What annoys me the most is that whenever I get angry or am being confronted, I automatically want to cry. The tears well up and I usually can’t speak without them spilling over. I’ve always been very embarrassed of this, as I felt like it totally undermined anything I had to say when I got emotional. So I would try to leave the situation before the tears would come, or I would choose not to speak so that I wouldn’t start crying and look like a complete idiot. (Can you imagine crying when your boss mistreats you?)
But then I read somewhere that the key to learning how to speak up for yourself is to do it EVEN IF you cry or your voice shakes or you look like a mess. You can still say whatever you need to say while letting the tears flow. It’s much more important to use your voice and speak your truth than it is to hold in and look “perfect.”
A few months ago, I had a chance to practice this exact advice and it has changed my life.
My husband and I were visiting with people who are very, very close to us when they began to confront us about an issue. We both listened calmly, even as the conversation grew more and more heated. Until finally, things were said on their end that were absolutely unacceptable and extremely hurtful. I was so ANGRY that the tears started to form and I immediately ran upstairs so that no one would see me cry. (My husband is really great at holding his ground without getting angry so he stayed and continued the conversation. Ugh, must be nice…)
When I got upstairs, I let myself cry and shake and breathe. I had so, so, so much I wanted to say to them. But I knew that if I did, I would cry and get embarrassed.
Right there, I remembered the advice to speak up for yourself even if you cry.

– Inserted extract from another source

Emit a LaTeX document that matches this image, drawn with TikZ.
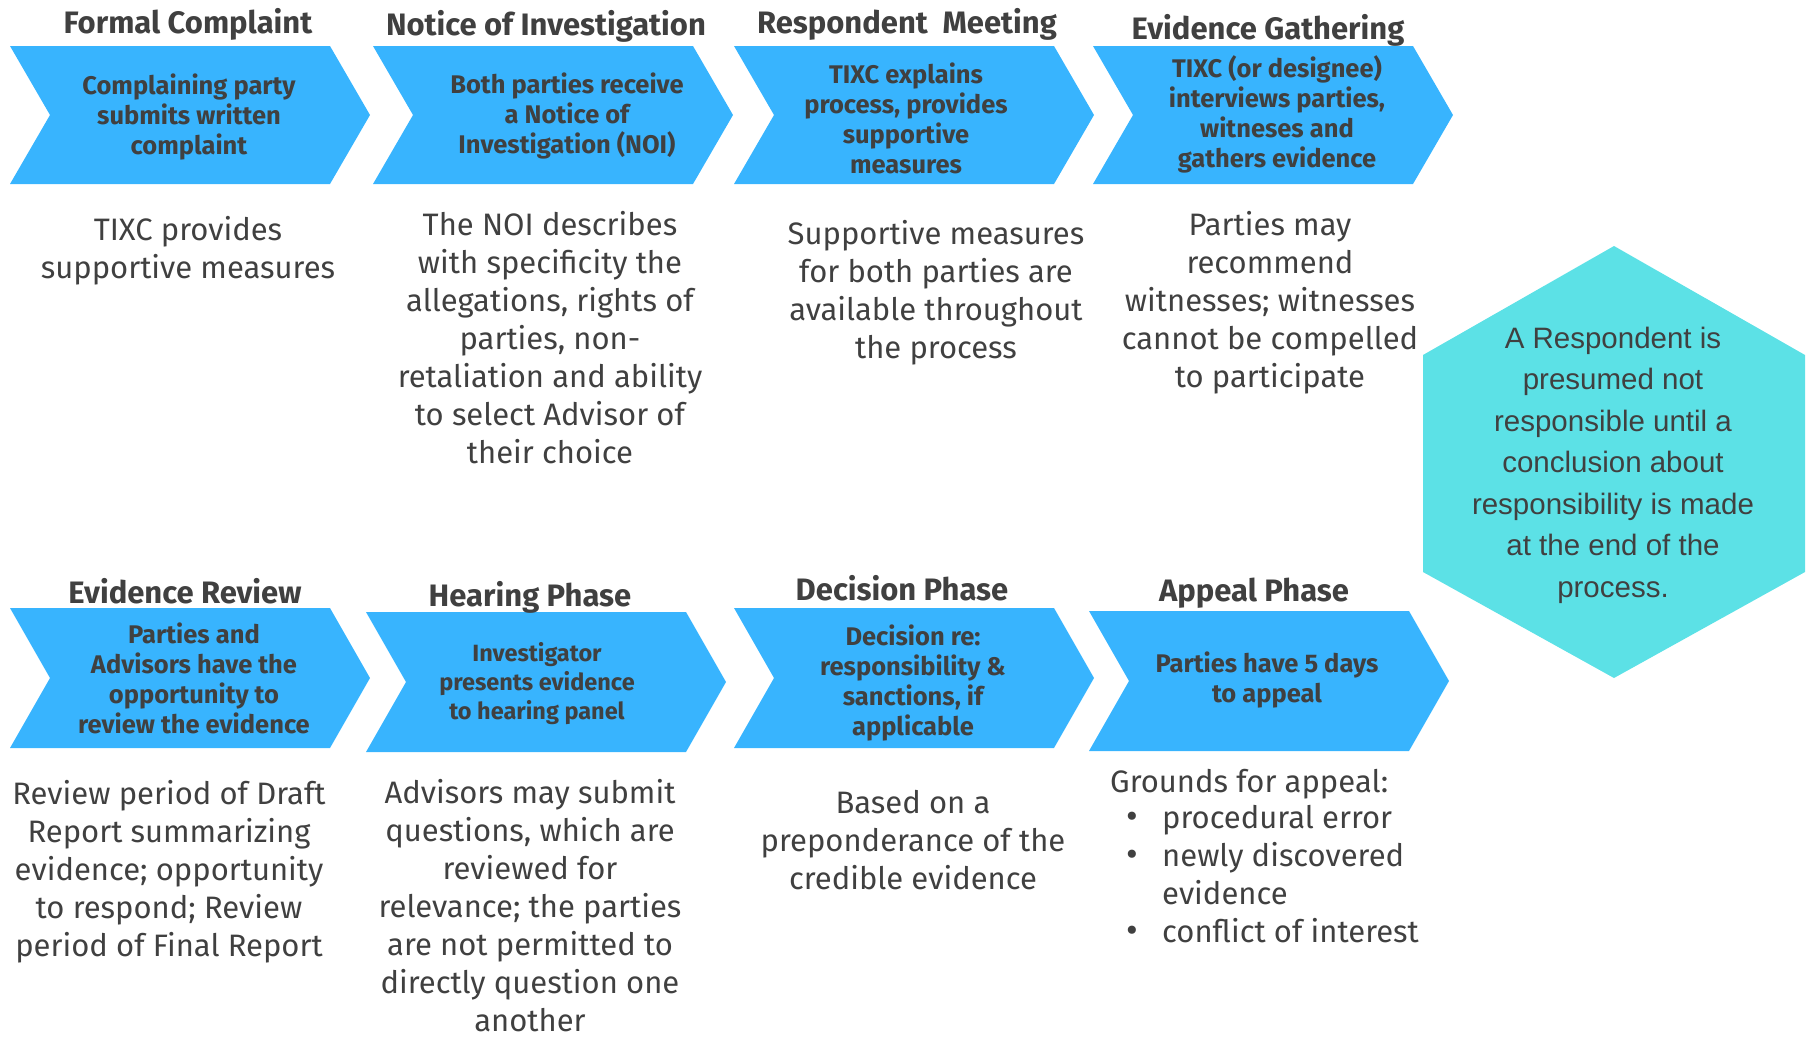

Even if your voice shakes. Even if you don’t know the right words to use. Do it anyway.
I mustered up the courage and marched back downstairs where I began to tell them exactly how I felt and to reveal what was important to me. I was BAWLING and my voice was screechy and I was probably hard to understand. I would usually never let myself be seen like this but I knew I needed to find my voice.

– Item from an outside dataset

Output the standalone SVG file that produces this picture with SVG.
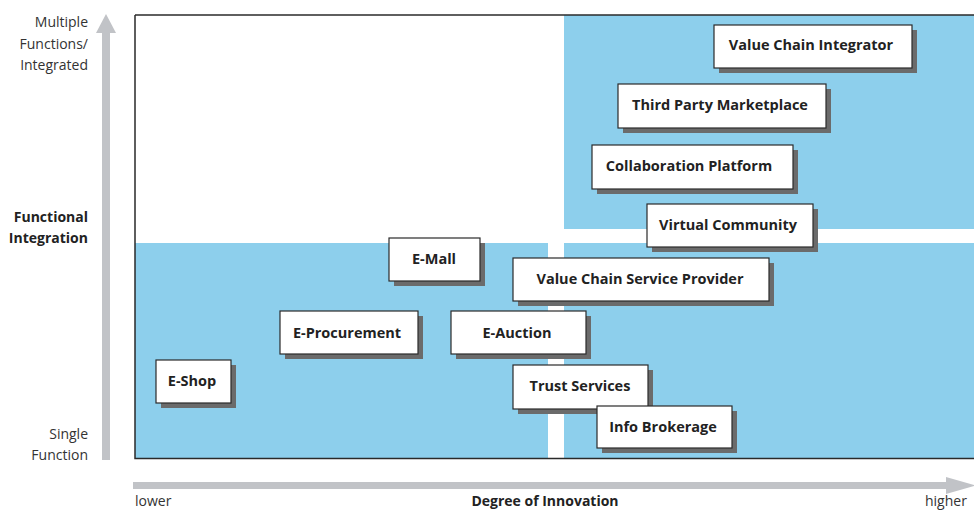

As soon as they saw my vulnerability, the tone of the conversation changed and we were able to have a more constructive argument on where we all stood and what needed to be done going forward. I eventually calmed down, no more tears, but continued to speak my truth.
For the first time ever, I was able to set boundaries with these particular people and it felt so amazing to not hide who I am or what I need. It felt incredible to speak my mind instead of just bottling it all inside, and I was so overwhelmingly proud of myself.
This was just the beginning. As the months have passed, I’ve felt more comfortable speaking up for myself, and the more I do it, the easier it becomes. The tears may or may not come, but it doesn’t matter. I’m working on not taking things as personally, which I think will help with the strong emotions I feel when confronted. (Not taking things personally needs a whole other blog post!)
I’ve also recently started a book called Nonviolent Communication: Life-Changing Tools for Healthy Relationships about how to use our words to communicate our needs in the most compassionate and effective ways. What I like is that he provides an actual formula for how to express yourself, so that it’s easy for me to follow when I need to say something. I highly recommend it, as I can see how it could completely change the dynamic of relationships when we’re willing to speak directly and honestly.
So if you’re like me and have a hard time using your voice, try doing it no matter what you look like or sound like. It takes courage. You might feel embarrassed at first. But I promise you that you’ll feel so liberated and proud of yourself afterwards.
Do any of you struggle with confrontation and setting boundaries like I do? What are some tools that help you get through those difficult moments? I would love to hear your success stories!!